The goal of our Jewish tradition has always been to bring both the individual, עולם קטן, Olam Katan (miniaturized universe/microcosm) and the universal, אדם גדול, Adam Gadol (living universe/macrocosm), simultaneously, to a state of as complete perfection and merging as possible for finite beings with the Infinite, with God. As our world evolves, the Torah continuously self-updates to realistically guide us through each phase and how to bring ourselves and our world into alignment as we move closer and closer to the ultimate resolution.
Examining and sometimes challenging what has been is a delicate responsibility. If the idea is merely to advance my own agenda, ego or power, my obligation is clear–to keep my mouth shut. But when I see that some old paths are now counter-productive, that some new paths are necessary as ways to engage ourselves in the world as it is, I need to speak up. I also need to speak with honest humility, with the realization that I could be 100% wrong, but with the honest intention of trying to be at least mostly correct.
When I complain about much of the observant world getting lost in the trivialities of ever stricter interpretations, I’m not challenging the logical/halachic process that can generate these ideas. Rather, I worry that the larger goal, bringing ourselves, our fellows and the world into a state of devekut, merging with The One, is inadvertently pushed aside.
When I call for innovations such as engaging and empowering women within the orthodox context, I’m not trying to win a popularity contest or to pander to various political agendas, nor to provocatively indulge in being some kind of enfant terrible. Rather, it appears clear to me that in order to move forward, in order to fulfill not only the empirical/halachic requirements, but also spiritual/mystical ones, we need to elevate the feminine to co-equality.
When I talk about shaking things up, letting go of last years’ lessons, I don’t intend to say that our former insights were wrong. Merely that they, like our coming year’s, will be incomplete. It’s the sense of feeling complete and complacent with what we’ve done that needs to be shattered. The progress and insights we’ve reached, rather than final conclusions, need to be transformed into foundations upon which we’ll build in the future.

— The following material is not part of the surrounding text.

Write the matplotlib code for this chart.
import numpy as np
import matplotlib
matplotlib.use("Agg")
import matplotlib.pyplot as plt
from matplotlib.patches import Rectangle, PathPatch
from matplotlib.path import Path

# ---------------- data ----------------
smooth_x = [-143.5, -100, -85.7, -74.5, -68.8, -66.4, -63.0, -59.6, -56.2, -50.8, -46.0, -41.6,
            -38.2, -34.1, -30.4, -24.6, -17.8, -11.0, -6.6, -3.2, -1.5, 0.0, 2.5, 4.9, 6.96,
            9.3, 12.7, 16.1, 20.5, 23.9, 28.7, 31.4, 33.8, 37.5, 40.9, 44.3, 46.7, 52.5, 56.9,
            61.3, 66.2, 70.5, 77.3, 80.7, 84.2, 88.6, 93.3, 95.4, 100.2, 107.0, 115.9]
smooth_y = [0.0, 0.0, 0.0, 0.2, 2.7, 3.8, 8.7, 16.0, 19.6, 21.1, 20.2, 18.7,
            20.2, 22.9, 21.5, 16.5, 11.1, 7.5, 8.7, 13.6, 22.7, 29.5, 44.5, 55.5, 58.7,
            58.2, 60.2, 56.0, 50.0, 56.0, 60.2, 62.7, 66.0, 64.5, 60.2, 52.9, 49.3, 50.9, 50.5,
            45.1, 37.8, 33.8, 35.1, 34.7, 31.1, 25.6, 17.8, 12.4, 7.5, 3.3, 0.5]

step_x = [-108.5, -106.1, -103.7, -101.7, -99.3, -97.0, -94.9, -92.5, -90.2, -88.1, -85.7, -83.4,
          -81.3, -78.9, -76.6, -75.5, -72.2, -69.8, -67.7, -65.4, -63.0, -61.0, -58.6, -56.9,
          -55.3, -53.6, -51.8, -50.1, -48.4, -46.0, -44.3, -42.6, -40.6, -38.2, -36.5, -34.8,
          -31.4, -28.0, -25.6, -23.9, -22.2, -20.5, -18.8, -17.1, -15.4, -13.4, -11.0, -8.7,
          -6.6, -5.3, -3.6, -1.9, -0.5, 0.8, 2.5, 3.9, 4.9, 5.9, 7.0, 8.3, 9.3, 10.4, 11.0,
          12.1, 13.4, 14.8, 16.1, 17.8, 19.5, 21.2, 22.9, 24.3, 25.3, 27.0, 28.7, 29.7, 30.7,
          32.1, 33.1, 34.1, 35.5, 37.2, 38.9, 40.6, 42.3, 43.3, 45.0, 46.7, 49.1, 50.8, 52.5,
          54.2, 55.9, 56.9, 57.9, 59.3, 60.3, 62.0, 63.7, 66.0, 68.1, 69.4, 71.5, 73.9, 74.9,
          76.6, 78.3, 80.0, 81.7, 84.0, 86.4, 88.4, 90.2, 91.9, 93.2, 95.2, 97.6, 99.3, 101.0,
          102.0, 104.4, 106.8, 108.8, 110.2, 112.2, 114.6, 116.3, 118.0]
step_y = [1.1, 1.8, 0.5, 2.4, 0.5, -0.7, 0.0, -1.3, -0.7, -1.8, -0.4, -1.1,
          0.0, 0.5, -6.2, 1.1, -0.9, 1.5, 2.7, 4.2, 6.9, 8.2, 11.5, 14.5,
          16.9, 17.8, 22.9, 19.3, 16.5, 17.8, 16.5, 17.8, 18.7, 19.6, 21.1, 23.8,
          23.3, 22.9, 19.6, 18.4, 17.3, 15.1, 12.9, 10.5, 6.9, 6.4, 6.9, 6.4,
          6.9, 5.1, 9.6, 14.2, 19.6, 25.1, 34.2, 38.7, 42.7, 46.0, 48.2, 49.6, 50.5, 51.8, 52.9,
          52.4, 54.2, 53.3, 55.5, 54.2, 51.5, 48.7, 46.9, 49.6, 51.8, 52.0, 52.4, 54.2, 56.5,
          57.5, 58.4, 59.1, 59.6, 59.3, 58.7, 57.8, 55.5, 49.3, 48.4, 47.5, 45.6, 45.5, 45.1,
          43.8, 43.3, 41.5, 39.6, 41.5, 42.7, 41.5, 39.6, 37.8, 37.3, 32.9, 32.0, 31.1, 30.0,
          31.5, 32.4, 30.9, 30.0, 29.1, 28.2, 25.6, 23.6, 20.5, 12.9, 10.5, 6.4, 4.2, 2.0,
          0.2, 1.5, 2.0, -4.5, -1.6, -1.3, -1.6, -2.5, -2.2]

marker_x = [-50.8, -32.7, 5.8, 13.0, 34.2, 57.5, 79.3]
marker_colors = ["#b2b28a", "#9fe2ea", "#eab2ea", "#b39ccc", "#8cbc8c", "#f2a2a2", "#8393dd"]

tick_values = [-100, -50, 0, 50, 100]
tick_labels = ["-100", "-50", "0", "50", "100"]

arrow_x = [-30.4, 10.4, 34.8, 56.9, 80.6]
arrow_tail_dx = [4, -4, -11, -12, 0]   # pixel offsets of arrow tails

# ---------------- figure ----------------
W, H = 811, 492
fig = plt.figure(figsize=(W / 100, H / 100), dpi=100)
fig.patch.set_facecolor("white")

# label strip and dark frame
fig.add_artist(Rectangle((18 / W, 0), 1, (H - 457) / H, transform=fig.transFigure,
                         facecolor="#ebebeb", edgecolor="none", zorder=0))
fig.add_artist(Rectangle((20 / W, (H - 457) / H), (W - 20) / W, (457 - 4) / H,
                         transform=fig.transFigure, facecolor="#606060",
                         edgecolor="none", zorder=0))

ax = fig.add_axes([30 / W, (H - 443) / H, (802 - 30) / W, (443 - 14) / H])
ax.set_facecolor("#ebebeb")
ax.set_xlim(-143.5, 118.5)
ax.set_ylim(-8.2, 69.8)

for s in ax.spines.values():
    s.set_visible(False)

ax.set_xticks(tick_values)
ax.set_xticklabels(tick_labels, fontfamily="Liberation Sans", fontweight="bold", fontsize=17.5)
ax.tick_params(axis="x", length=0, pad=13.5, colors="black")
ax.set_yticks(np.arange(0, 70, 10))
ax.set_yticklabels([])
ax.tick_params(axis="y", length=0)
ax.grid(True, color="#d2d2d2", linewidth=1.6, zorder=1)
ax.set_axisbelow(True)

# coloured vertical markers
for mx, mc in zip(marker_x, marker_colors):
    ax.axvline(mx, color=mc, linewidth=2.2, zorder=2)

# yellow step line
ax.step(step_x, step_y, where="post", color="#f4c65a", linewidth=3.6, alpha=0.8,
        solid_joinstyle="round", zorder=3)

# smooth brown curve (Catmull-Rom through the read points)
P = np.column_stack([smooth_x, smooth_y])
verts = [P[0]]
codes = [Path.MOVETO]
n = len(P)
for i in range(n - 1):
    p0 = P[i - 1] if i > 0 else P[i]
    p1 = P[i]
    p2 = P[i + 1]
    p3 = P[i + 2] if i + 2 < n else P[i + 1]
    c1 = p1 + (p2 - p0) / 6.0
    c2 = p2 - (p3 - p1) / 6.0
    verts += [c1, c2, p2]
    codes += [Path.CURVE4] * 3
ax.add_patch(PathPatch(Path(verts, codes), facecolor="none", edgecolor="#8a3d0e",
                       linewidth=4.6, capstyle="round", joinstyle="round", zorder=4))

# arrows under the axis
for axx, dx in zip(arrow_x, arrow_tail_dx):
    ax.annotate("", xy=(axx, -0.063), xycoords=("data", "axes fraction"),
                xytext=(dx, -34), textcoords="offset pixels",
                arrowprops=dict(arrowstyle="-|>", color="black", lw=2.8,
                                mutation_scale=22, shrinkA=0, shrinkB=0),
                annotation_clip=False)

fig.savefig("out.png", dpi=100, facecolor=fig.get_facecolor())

I don’t advocate lowering standards, but calibrating, as they have always been calibrated and re-calibrated, to be most effective. We live in a world where most Jews are no longer consciously engaged in our endeavor. I don’t think that marketing or patronizing will re-engage them any more than attempts at coercion will. The Torah has always spoken in the language of man–of contemporary man in each age. We need to rephrase, perhaps, as well as to inspire with our own actions, to make our tradition attractive for its self. We need to lift up and inspire rather than dumb down, to lead from the front rather than, as is somehow reaching a sort of “respectability” “leading” from the rear.

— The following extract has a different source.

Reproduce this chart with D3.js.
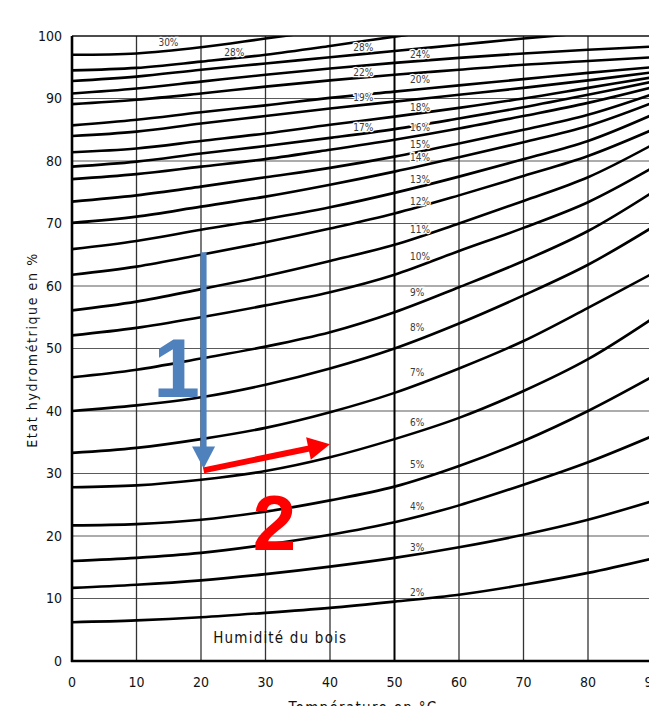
<!DOCTYPE html>
<html>
<head>
<meta charset="utf-8">
<script src="https://cdn.jsdelivr.net/npm/d3@7"></script>
<style>
  html, body { margin: 0; padding: 0; background: #fff; overflow: hidden; }
  svg { display: block; }
  .tick-label { font-family: "DejaVu Sans Condensed", "DejaVu Sans", sans-serif; font-size: 14px; fill: #111; }
  .curve-label { font-family: "DejaVu Sans Condensed", "DejaVu Sans", sans-serif; font-size: 10px; fill: #3a3a3a; }
</style>
</head>
<body>
<div id="chart"></div>
<script>
// temperatures (°C) where the curves were read
const temps = [0, 10, 20, 30, 40, 50, 60, 70, 80, 90];

// relative humidity (%) for each wood moisture level, read at the temps above
const rh02 = [6.2, 6.5, 7.0, 7.7, 8.5, 9.5, 10.6, 12.2, 14.1, 16.4];
const rh03 = [11.7, 12.2, 12.9, 13.9, 15.1, 16.5, 18.2, 20.2, 22.6, 25.6];
const rh04 = [16.0, 16.5, 17.3, 18.6, 20.2, 22.2, 24.9, 28.2, 31.8, 36.0];
const rh05 = [21.7, 21.9, 22.6, 23.9, 25.7, 27.9, 31.2, 35.2, 40.0, 45.5];
const rh06 = [27.8, 28.1, 29.0, 30.4, 32.6, 35.5, 38.9, 43.2, 48.3, 54.8];
const rh07 = [33.3, 34.1, 35.5, 37.3, 39.8, 42.9, 46.8, 51.2, 56.5, 62.0];
const rh08 = [40.0, 40.9, 42.2, 44.2, 46.8, 50.0, 54.0, 58.5, 63.4, 69.4];
const rh09 = [45.4, 46.6, 48.4, 50.3, 52.6, 55.8, 59.8, 64.0, 68.8, 75.0];
const rh10 = [52.1, 53.3, 55.0, 56.9, 59.0, 61.8, 65.6, 69.3, 73.4, 78.9];
const rh11 = [56.1, 57.5, 59.5, 61.6, 64.0, 66.6, 70.0, 73.6, 77.4, 82.6];
const rh12 = [61.8, 63.1, 65.0, 67.0, 69.2, 71.6, 74.5, 77.6, 80.8, 85.0];
const rh13 = [65.9, 67.2, 69.0, 70.7, 72.6, 74.9, 77.5, 80.3, 83.2, 87.4];
const rh14 = [70.1, 71.1, 72.7, 74.3, 76.2, 78.3, 80.6, 83.0, 85.6, 89.3];
const rh15 = [73.5, 74.5, 75.9, 77.4, 78.9, 80.7, 82.8, 85.0, 87.4, 90.7];
const rh16 = [77.1, 77.9, 79.1, 80.3, 81.8, 83.4, 85.2, 87.2, 89.3, 91.8];
const rh17 = [79.1, 79.9, 81.2, 82.4, 83.7, 85.1, 86.8, 88.6, 90.6, 92.7];
const rh18 = [81.4, 82.0, 83.2, 84.4, 85.8, 87.1, 88.5, 90.0, 91.7, 93.4];
const rh19 = [84.0, 84.7, 86.0, 87.2, 88.4, 89.5, 90.6, 91.7, 92.9, 94.2];
const rh20 = [85.7, 86.6, 87.8, 88.9, 90.1, 91.1, 92.1, 93.1, 94.1, 95.0];
const rh22 = [89.1, 89.8, 90.8, 91.9, 92.9, 93.8, 94.6, 95.4, 96.0, 96.6];
const rh24 = [90.8, 91.6, 92.7, 93.8, 94.8, 95.7, 96.5, 97.2, 97.8, 98.3];
const rh26 = [92.8, 93.5, 94.6, 95.6, 96.6, 97.6, 98.6, 99.6, 100.5];
const rh28 = [94.5, 94.9, 95.9, 97.0, 98.4, 99.9, 101.3];
const rh30 = [97.0, 97.2, 98.2, 99.6, 101.0];

const curves = [rh02, rh03, rh04, rh05, rh06, rh07, rh08, rh09, rh10, rh11, rh12,
  rh13, rh14, rh15, rh16, rh17, rh18, rh19, rh20, rh22, rh24, rh26, rh28, rh30];

// curve labels (text as printed) and where they sit, in chart units
const labelText = ["2%", "3%", "4%", "5%", "6%", "7%", "8%", "9%", "10%", "11%", "12%", "13%",
  "14%", "15%", "16%", "18%", "20%", "24%", "17%", "19%", "22%", "28%", "28%", "30%"];
const labelX = [52.4, 52.4, 52.4, 52.4, 52.4, 52.4, 52.4, 52.4, 52.4, 52.4, 52.4, 52.4,
  52.4, 52.4, 52.4, 52.4, 52.4, 52.4, 43.6, 43.6, 43.6, 43.6, 23.6, 13.4];
const labelY = [10.9, 18.2, 24.8, 31.5, 38.2, 46.1, 53.3, 59.0, 64.8, 69.0, 73.6, 77.1,
  80.5, 82.7, 85.3, 88.5, 93.1, 97.1, 85.4, 90.1, 94.1, 98.1, 97.3, 98.9];

const xTicks = [0, 10, 20, 30, 40, 50, 60, 70, 80, 90];
const yTicks = [0, 10, 20, 30, 40, 50, 60, 70, 80, 90, 100];

// reading arrows
const arrowBlue = [[20.4, 65.4], [20.4, 30.8]];
const arrowRed = [[20.4, 30.5], [40.0, 34.7]];
const stepOne = [16.2, 42.2];
const stepTwo = [31.4, 17.8];

const W = 649, H = 706;
const x = d3.scaleLinear().domain([0, 90]).range([72, 652.5]);
const y = d3.scaleLinear().domain([0, 100]).range([661, 36]);

const svg = d3.select('#chart').append('svg')
  .attr('width', W).attr('height', H);

svg.append('defs').append('clipPath').attr('id', 'plot')
  .append('rect')
  .attr('x', x(0)).attr('y', y(100))
  .attr('width', x(90) - x(0)).attr('height', y(0) - y(100));

// grid
const grid = svg.append('g');
grid.selectAll('line.h')
  .data(yTicks.filter(d => d > 0 && d < 100))
  .enter().append('line')
  .attr('x1', x(0)).attr('x2', x(90))
  .attr('y1', d => y(d)).attr('y2', d => y(d))
  .attr('stroke', '#5a5a5a').attr('stroke-width', 1.2);
grid.selectAll('line.v')
  .data(xTicks.filter(d => d > 0))
  .enter().append('line')
  .attr('x1', d => x(d)).attr('x2', d => x(d))
  .attr('y1', y(0)).attr('y2', y(100))
  .attr('stroke', d => d === 50 ? '#000' : '#333')
  .attr('stroke-width', d => d === 50 ? 2 : 1.3);

// top border
svg.append('line')
  .attr('x1', x(0)).attr('x2', x(90))
  .attr('y1', y(100)).attr('y2', y(100))
  .attr('stroke', '#111').attr('stroke-width', 1.6);

// curves
const line = d3.line()
  .x((d, i) => x(temps[i]))
  .y(d => y(d))
  .curve(d3.curveCatmullRom.alpha(0.5));

svg.append('g').attr('clip-path', 'url(#plot)')
  .selectAll('path')
  .data(curves)
  .enter().append('path')
  .attr('d', line)
  .attr('fill', 'none')
  .attr('stroke', '#000')
  .attr('stroke-width', 2.6);

// curve labels
svg.append('g').selectAll('text')
  .data(labelText)
  .enter().append('text')
  .attr('class', 'curve-label')
  .attr('x', (d, i) => x(labelX[i]))
  .attr('y', (d, i) => y(labelY[i]))
  .attr('dy', '0.35em')
  .attr('stroke', '#fff').attr('stroke-width', 2.5)
  .attr('paint-order', 'stroke')
  .text(d => d);

// axes lines
svg.append('line')
  .attr('x1', x(0)).attr('x2', x(0))
  .attr('y1', y(0) + 1).attr('y2', y(100))
  .attr('stroke', '#000').attr('stroke-width', 2.6);
svg.append('line')
  .attr('x1', x(0) - 1).attr('x2', x(90))
  .attr('y1', y(0)).attr('y2', y(0))
  .attr('stroke', '#000').attr('stroke-width', 2.6);

// tick labels
svg.append('g').selectAll('text')
  .data(xTicks)
  .enter().append('text')
  .attr('class', 'tick-label')
  .attr('x', d => x(d)).attr('y', 687)
  .attr('text-anchor', 'middle')
  .text(d => d);
svg.append('g').selectAll('text')
  .data(yTicks)
  .enter().append('text')
  .attr('class', 'tick-label')
  .attr('x', 62).attr('y', d => y(d))
  .attr('dy', '0.35em')
  .attr('text-anchor', 'end')
  .text(d => d);

// axis titles
svg.append('text')
  .attr('class', 'tick-label')
  .attr('transform', 'translate(37,350) rotate(-90)')
  .attr('text-anchor', 'middle')
  .style('letter-spacing', '1.6px')
  .text('Etat hydrométrique en %');
svg.append('text')
  .attr('class', 'tick-label')
  .attr('x', 363).attr('y', 713)
  .attr('text-anchor', 'middle')
  .style('font-size', '15px')
  .style('letter-spacing', '1.3px')
  .text('Température en °C');

svg.append('text')
  .attr('class', 'tick-label')
  .attr('x', x(21.9)).attr('y', y(3.8))
  .attr('dy', '0.35em')
  .style('font-size', '15px')
  .style('letter-spacing', '1.2px')
  .text('Humidité du bois');

// arrows
function drawArrow(pts, color) {
  const p0 = [x(pts[0][0]), y(pts[0][1])];
  const p1 = [x(pts[1][0]), y(pts[1][1])];
  const dx = p1[0] - p0[0], dy = p1[1] - p0[1];
  const len = Math.sqrt(dx * dx + dy * dy);
  const ux = dx / len, uy = dy / len;
  const headLen = 22, headW = 11.5;
  const bx = p1[0] - ux * headLen, by = p1[1] - uy * headLen;
  svg.append('line')
    .attr('x1', p0[0]).attr('y1', p0[1])
    .attr('x2', bx + ux * 2).attr('y2', by + uy * 2)
    .attr('stroke', color).attr('stroke-width', 6);
  svg.append('path')
    .attr('d', 'M' + p1[0] + ',' + p1[1] +
      'L' + (bx - uy * headW) + ',' + (by + ux * headW) +
      'L' + (bx + uy * headW) + ',' + (by - ux * headW) + 'Z')
    .attr('fill', color);
}
drawArrow(arrowBlue, '#4f81bd');
drawArrow(arrowRed, '#ff0000');

svg.append('text')
  .attr('x', x(stepOne[0])).attr('y', y(stepOne[1]))
  .attr('text-anchor', 'middle')
  .style('font-family', '"Liberation Sans", Arial, sans-serif')
  .style('font-weight', 'bold').style('font-size', '84px')
  .attr('fill', '#4f81bd')
  .text('1');
svg.append('text')
  .attr('x', x(stepTwo[0])).attr('y', y(stepTwo[1]))
  .attr('text-anchor', 'middle')
  .style('font-family', '"Liberation Sans", Arial, sans-serif')
  .style('font-weight', 'bold').style('font-size', '78px')
  .attr('fill', '#ff0000')
  .text('2');
</script>
</body>
</html>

In a discussing with a new friend about the idea of “peace of mind”, I was reminded of something Rabbi Twerski zt”l said, probably more than once. “There is plenty of time for peace of mind once we reach one-hundred-and-twenty.” I also remember, daily, what Rabbi Daniel Goldberger, z”l, told me when I first decided to become a rabbi (almost fifteen years before I fulfilled that goal). “Zeitlin,” he said to me, looking me in the eye, “the one luxury I’ve never afforded myself is 100% certainty”. I don’t claim to be right all, or even much of the time. However, I do strive to approach doing and teaching the right things, those things which bring us closer to our goal.